= 1998 Chamba massacre =

Killing of Hindus in Himachal Pradesh, India

The 1998 Chamba massacre was the killing of 35 Hindus by the Pakistan-based Islamic terrorist group, Hizbul Mujahideen, in the Chamba district of Himachal Pradesh in India on 3 August, 1998.

==Attacks==
Pakistan-trained Islamic terrorists massacred 35 Hindus, mostly labourers, and injured 11 in the Chamba district bordering Doda in Jammu on early hours of that day. The massacre took place in two separate incidents at Kalaban and Satrundi. Twenty-six people were killed and eight injured in the Kalaban area under Police Station Tissa of Chamba District. In another incident, at about 1:30 a.m. that morning, five people were killed and three injured in village Satrindi, District Chamba.
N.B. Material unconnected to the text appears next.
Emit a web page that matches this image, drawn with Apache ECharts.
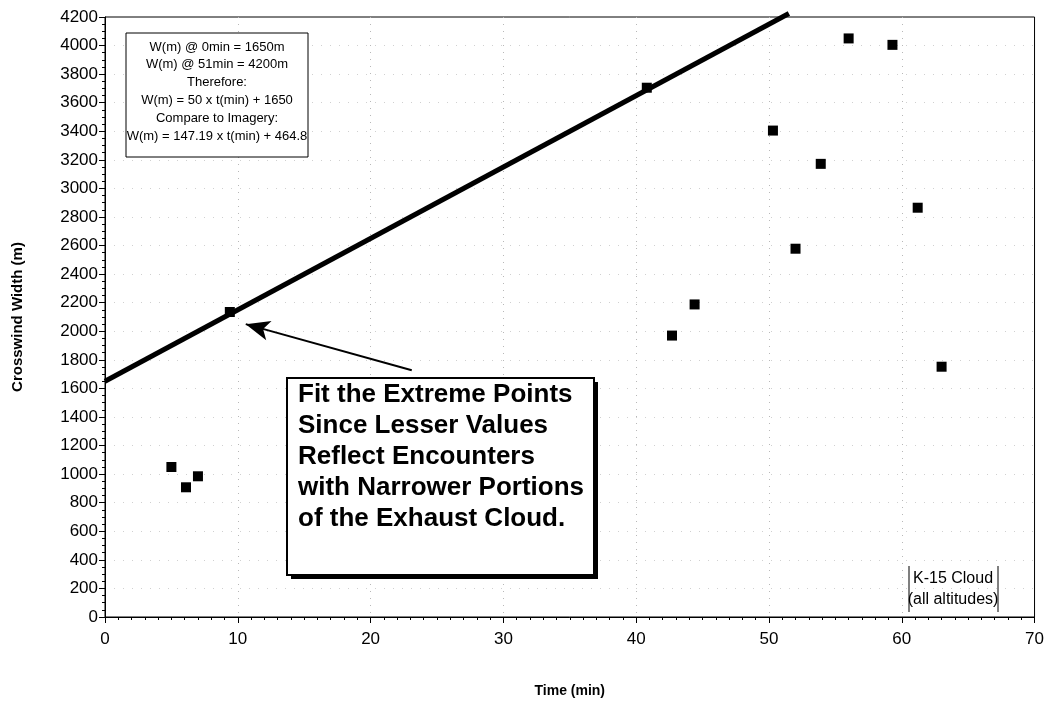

News of the massacre became public when two of the injured at Kalaban—Dhian Singh and Beli Ram—with blood oozing from their wounds, trudged eight kilometers through the dense forests report the mayhem to the nearest Mansa police station. The massacre led to clashes between Muslim Gujjars and Hindu Gaddis .

==Aftermath==
Top Hizbul Mujahideen terrorists Billu Gujjar was arrested in Pathankot by Punjab Police a few days later in connection with this attack.